# Best way to use Nikon AI Lenses with Nikon FTZ adapter on Nikon Z6



## iKokomo (Apr 26, 2021)

I was wondering what the most effective way to get the best metering out of my older AI Lenses with this adapter? I know that there is no aperture coupler on the Nikon FTZ. 

Is there a way to “count the clicks” and set it manually? Or is there another way to get accurate metering with AI lenses on the Z6?


----------



## Ysarex (Apr 26, 2021)

I use A priority and otherwise control exposure with the EC adjustment. It's a pain but focus and metering is a two step process. Open the lens to focus and then stop down to take the photo. If I have the time I check the f/stop I want to use in advance and note the f/stop shutter combination I want and then open the aperture, focus, stop down and click.

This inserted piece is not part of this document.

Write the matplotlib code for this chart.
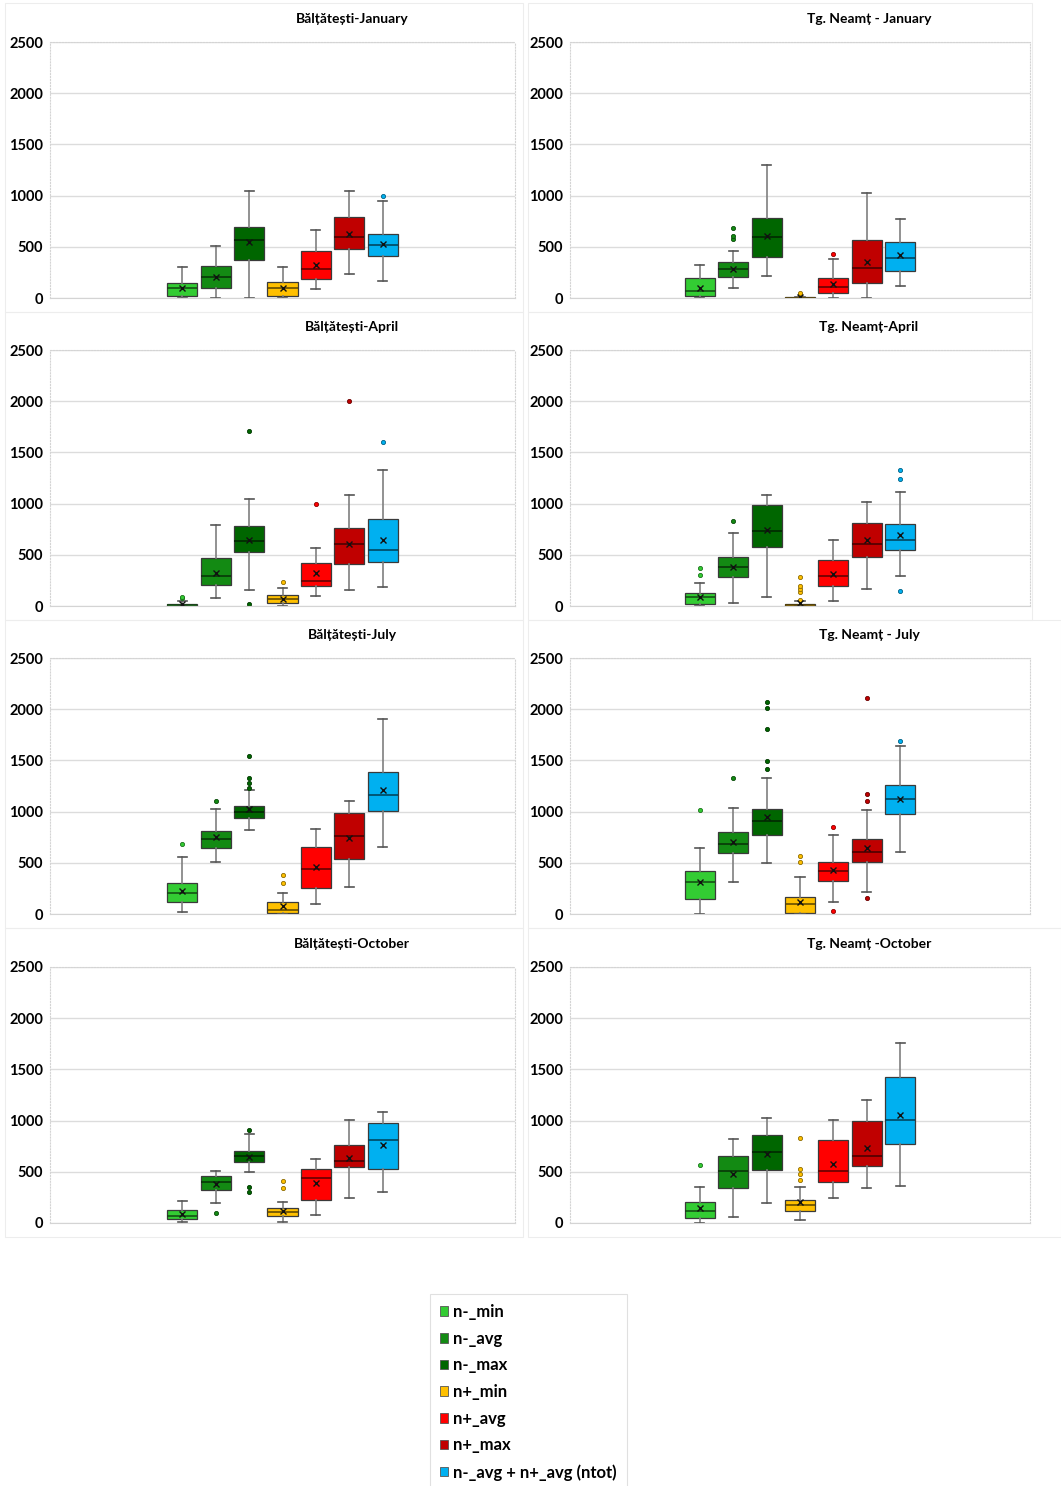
import matplotlib.pyplot as plt
from matplotlib.patches import Patch, Rectangle
from matplotlib.colors import to_rgb

plt.rcParams['font.family'] = ['Lato', 'DejaVu Sans']
plt.rcParams['font.weight'] = 'bold'

W, H = 1061, 1486

series = ['n-_min', 'n-_avg', 'n-_max', 'n+_min', 'n+_avg', 'n+_max', 'n-_avg + n+_avg (ntot)']
colors = ['#33CC33', '#138A13', '#006600', '#FFC000', '#FF0000', '#C00000', '#00B0F0']

# per series: whisker low, Q1, median, Q3, whisker high, mean
balt_jan = [[0, 23, 100, 148, 300, 97],
            [0, 94, 203, 310, 506, 206],
            [0, 371, 568, 690, 1042, 542],
            [0, 23, 97, 152, 300, 97],
            [84, 187, 281, 455, 668, 319],
            [239, 481, 597, 787, 1042, 629],
            [168, 413, 516, 629, 948, 529]]
balt_jan_out = [[], [], [], [], [], [], [994]]

neamt_jan = [[0, 16, 71, 194, 319, 100],
             [94, 203, 284, 348, 461, 287],
             [213, 400, 600, 777, 1294, 603],
             [0, 0, 0, 5, 10, 8],
             [0, 48, 106, 197, 377, 135],
             [0, 142, 290, 571, 1026, 348],
             [119, 261, 390, 542, 774, 416]]
neamt_jan_out = [[], [580, 610, 680], [], [20, 35, 45], [426], [], []]

balt_apr = [[0, 0, 5, 20, 45, 20],
            [77, 203, 297, 471, 794, 326],
            [161, 529, 636, 781, 1042, 645],
            [0, 32, 68, 103, 177, 71],
            [100, 197, 242, 416, 568, 319],
            [161, 406, 606, 761, 1084, 610],
            [187, 432, 542, 852, 1329, 648]]
balt_apr_out = [[75, 90], [], [19, 1707], [239], [997], [2006], [1603]]

neamt_apr = [[0, 23, 84, 127, 221, 91],
             [32, 279, 383, 481, 714, 383],
             [84, 578, 731, 990, 1088, 744],
             [0, 0, 10, 23, 45, 32],
             [52, 195, 289, 451, 643, 308],
             [166, 474, 604, 812, 1020, 643],
             [289, 542, 640, 796, 1117, 692]]
neamt_apr_out = [[299, 370], [828], [], [60, 136, 166, 192, 279], [], [], [149, 1237, 1325]]

balt_jul = [[23, 121, 206, 304, 556, 229],
            [510, 641, 735, 810, 1023, 748],
            [820, 941, 1000, 1059, 1212, 1026],
            [0, 13, 36, 118, 203, 75],
            [101, 255, 441, 650, 830, 461],
            [261, 536, 761, 990, 1105, 742],
            [657, 1007, 1163, 1386, 1902, 1209]]
balt_jul_out = [[683], [1105], [1235, 1281, 1327, 1542], [304, 382], [], [], []]

neamt_jul = [[0, 144, 310, 418, 644, 314],
             [317, 598, 686, 801, 1036, 699],
             [497, 775, 908, 1026, 1324, 948],
             [0, 7, 95, 163, 363, 114],
             [118, 320, 418, 503, 775, 428],
             [212, 503, 608, 732, 1016, 641],
             [605, 980, 1127, 1255, 1641, 1127]]
neamt_jul_out = [[1013], [1324], [1415, 1497, 1804, 2016, 2075], [510, 562],
                 [33, 846], [154, 1105, 1176, 2108], [1686]]

balt_oct = [[6, 36, 71, 127, 214, 84],
            [195, 321, 396, 455, 507, 377],
            [494, 597, 659, 708, 870, 649],
            [6, 68, 104, 143, 201, 120],
            [78, 221, 435, 532, 623, 393],
            [240, 542, 604, 763, 1010, 630],
            [305, 526, 812, 981, 1088, 763]]
balt_oct_out = [[], [101], [305, 347, 909], [344, 406], [], [], []]

neamt_oct = [[3, 49, 120, 205, 351, 143],
             [62, 341, 503, 653, 822, 481],
             [195, 520, 692, 860, 1029, 669],
             [32, 117, 175, 227, 351, 208],
             [240, 399, 503, 815, 1003, 575],
             [344, 555, 659, 994, 1198, 734],
             [360, 776, 1003, 1422, 1760, 1052]]
neamt_oct_out = [[571], [], [], [422, 474, 523, 831], [], [], []]

panels = [('Bălțătești-January', balt_jan, balt_jan_out),
          ('Tg. Neamț - January', neamt_jan, neamt_jan_out),
          ('Bălțătești-April', balt_apr, balt_apr_out),
          ('Tg. Neamț-April', neamt_apr, neamt_apr_out),
          ('Bălțătești-July', balt_jul, balt_jul_out),
          ('Tg. Neamț - July', neamt_jul, neamt_jul_out),
          ('Bălțătești-October', balt_oct, balt_oct_out),
          ('Tg. Neamț -October', neamt_oct, neamt_oct_out)]


def darker(c, f=0.55):
    r, g, b = to_rgb(c)
    return (r * f, g * f, b * f)


fig = plt.figure(figsize=(W / 100, H / 100), dpi=100)

# chart area frames (pixels: left, top, right, bottom)
frames = [(5, 3, 523, 312), (528, 3, 1032, 312),
          (5, 312, 523, 620), (528, 312, 1032, 620),
          (5, 620, 523, 928), (528, 620, 1061, 928),
          (5, 928, 523, 1237), (528, 928, 1061, 1237)]
for x0, y0, x1, y1 in frames:
    fig.add_artist(Rectangle((x0 / W, 1 - y1 / H), (x1 - x0) / W, (y1 - y0) / H,
                             transform=fig.transFigure, fill=False,
                             ec='#ededed', lw=0.8))

col_x = [(50, 465), (570, 460)]
row_bottom = [298, 606, 914, 1223]
plot_h = 256

for i, (title, stats, outs) in enumerate(panels):
    r, c = divmod(i, 2)
    x0, w = col_x[c]
    ax = fig.add_axes([x0 / W, 1 - row_bottom[r] / H, w / W, plot_h / H])

    for k, (row, fl) in enumerate(zip(stats, outs)):
        lo, q1, med, q3, hi, mean = row
        st = dict(whislo=lo, q1=q1, med=med, q3=q3, whishi=hi, mean=mean, fliers=fl)
        ax.bxp([st], positions=[k + 1], widths=0.9, capwidths=0.27,
               showmeans=True, patch_artist=True,
               boxprops=dict(facecolor=colors[k], edgecolor='#3a3a3a', lw=0.9),
               medianprops=dict(color=darker(colors[k], 0.35), lw=1.1),
               whiskerprops=dict(color='#7f7f7f', lw=1.2),
               capprops=dict(color='#555555', lw=1.2),
               meanprops=dict(marker='x', markersize=5, markeredgecolor='#111111',
                              markeredgewidth=1.0),
               flierprops=dict(marker='o', markersize=3, markerfacecolor=colors[k],
                               markeredgecolor=darker(colors[k]), markeredgewidth=0.6))

    ax.set_xlim(4 - w / 33.4 / 2, 4 + w / 33.4 / 2)
    ax.set_ylim(0, 2500)
    ax.set_yticks(range(0, 2501, 500))
    ax.set_xticks([])
    ax.yaxis.grid(True, color='#dcdcdc', lw=1.0)
    ax.set_axisbelow(True)
    ax.tick_params(axis='y', length=0, pad=5, labelsize=10.5)
    for s in ax.spines.values():
        s.set_color('#d4d4d4')
        s.set_linestyle(':')
        s.set_linewidth(0.8)
    ax.spines['bottom'].set_linestyle('-')
    ax.text(0.65, 1 + 23 / plot_h, title, transform=ax.transAxes,
            ha='center', va='center', fontsize=10, fontweight='bold')

handles = [Patch(facecolor=col, edgecolor='#555555', lw=0.6) for col in colors]
leg = fig.legend(handles, series, loc='upper left',
                 bbox_to_anchor=(430 / W, 1 - 1294 / H), borderaxespad=0,
                 prop=dict(size=12, weight='bold'),
                 handlelength=0.5, handleheight=0.5, handletextpad=0.3,
                 labelspacing=0.64, borderpad=0.6, fancybox=False,
                 edgecolor='#e0e0e0', framealpha=1)
leg.get_frame().set_linewidth(0.8)

fig.savefig('out.png', dpi=100, facecolor='white')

There's got to be a reason you want to use that old lens because that's a PITA.


----------



## iKokomo (Apr 26, 2021)

I have some nice glass like a 50mm 1.2 and 105mm 2.8.


----------



## Ysarex (Apr 26, 2021)

iKokomo said:


> I have some nice glass like a 50mm 1.2 and 105mm 2.8.



I have a lot of lenses that are strictly manual and I use them on multiple cameras. I just use them slowly.


----------